On Sir James’s suggested approach, merit would probably be dictated by the terms of case management directions. With those directions the applicant would then have to show (a) that s/he had no source of private funding; (b) that legal aid was not available; (c) that the judge had directed assistance and (d) that his/her means – perhaps by reference to a legal aid means determination (Civil Legal Aid (Financial Resources and Payment for Services) Regulations 2013) – justified assistance.
It would be for HMCTS to identify a fund from which payment could be made; and if they refused judicial review of their decision would lie (as against LAA but with no statutory back-bone for the applicant) to the Administrative Court.
An inevitable question which then arises is: does Q v Q (No 2) and Sir James’s obiter comments, alongside the existing scheme – however that scheme may be perceived by judges – create any form of legitimate expectation that funding will be provided by HMCTS? This area requires much further research. The President of the Family Division has an administrative function; but in that function does not lie the spending of taxpayer’s money. It is unlikely that, constitutionally, he can be said to be in a position legitimately to raise an actionable expectation. In general (see eg de Smith’s Judicial Review (7th Ed) Woolf et al Chapter 12) a legitimate expectation requires a decision-maker to have given the applicant a clear expectation that s/he will receive a benefit from a scheme or decision. A hope is not enough. This seems unlikely to be a fertile area for consideration, but it must be born in mind.
SCA 1981 s 70 (and an equivalent provision for county courts in in County Courts Act 1984 s 63) enables the court to appoint assessors:
70 Assessors and scientific advisers.
(1)In any cause or matter before the High Court the court may, if it thinks it expedient to do so, call in the aid of one or more assessors specially qualified, and hear and dispose of the cause or matter wholly or partially with their assistance.
(2)The remuneration, if any, to be paid to an assessor for his services under subsection (1) in connection with any proceedings shall be determined by the court, and shall form part of the costs of the proceedings.
FPR 2010 r 25.20 (tacked on at the end of the rules on expert evidence) explains how this is done; though application of ss 70 or 63 in the family court is not as clear as it might be. The assessor could be a person whose opinion – including decision-making – might assist the court. Their role in many ways would not be dissimilar to that of a jointly funded expert. The issue of costs remains (s 70(2)) above; but so far as the court has power to award costs against a third party (SCA 1981 s 51(3)), perhaps it could order assessor’s costs from public funds.
So far as I know this has not been done in family proceedings. If a way of funding the assessor direct from HMCTS can be found there is no reason why it should not be attempted.
In H v L and R  EWHC 3099 (Fam)  2 FLR 162 Roderic Wood J and the Attorney General arranged for an advocate to the court to be appointed for the father limited to cross-examine a vulnerable witness for the mother.

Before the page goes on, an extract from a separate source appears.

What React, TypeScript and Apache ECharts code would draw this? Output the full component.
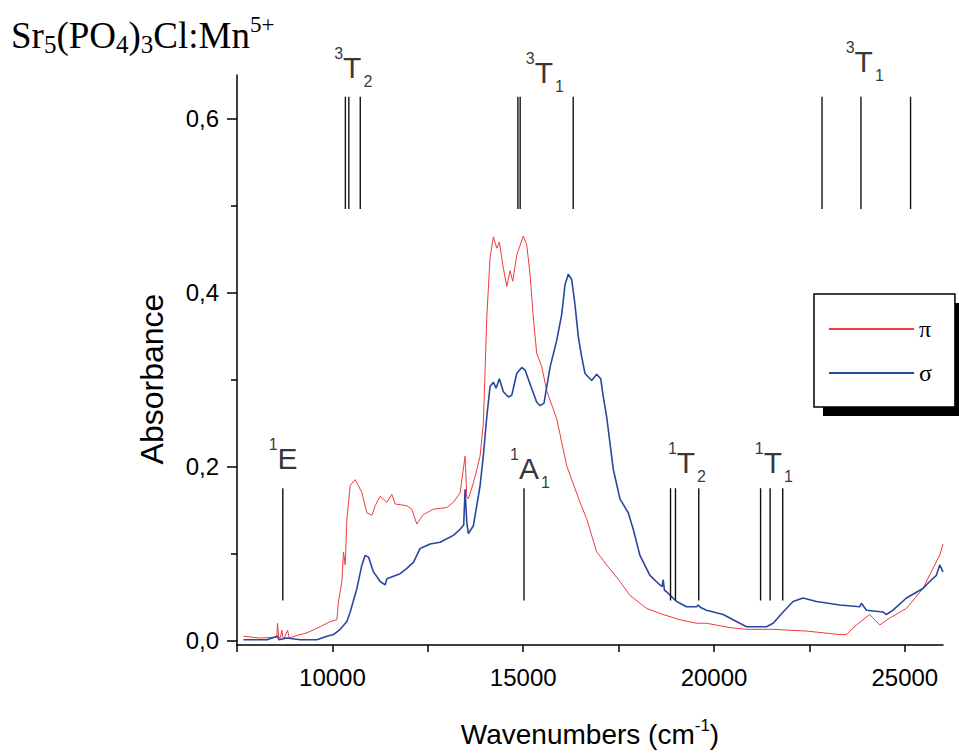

That was dealt with under the Attorney General’s Memorandum of 19 December 2001  Fam Law 229 (see eg Family Court Practice 2014 at 2869). This remains basis on which the Attorney General becomes involved in appointment of an advocate to the court.
The memo deals with appointment at paras 3-8, and in particular it stresses that and advocate to the court ‘represents no one’ (para 4); so that his/her role is limited to that professionally adopt by him/her not on instructions from any party. Request is made by the court to the Attorney General (para 9) or to the Official Solicitor to appoint an advocate (para 11-12). It is for the Attorney General to decide whether assistance will be provided and on what terms (para 10).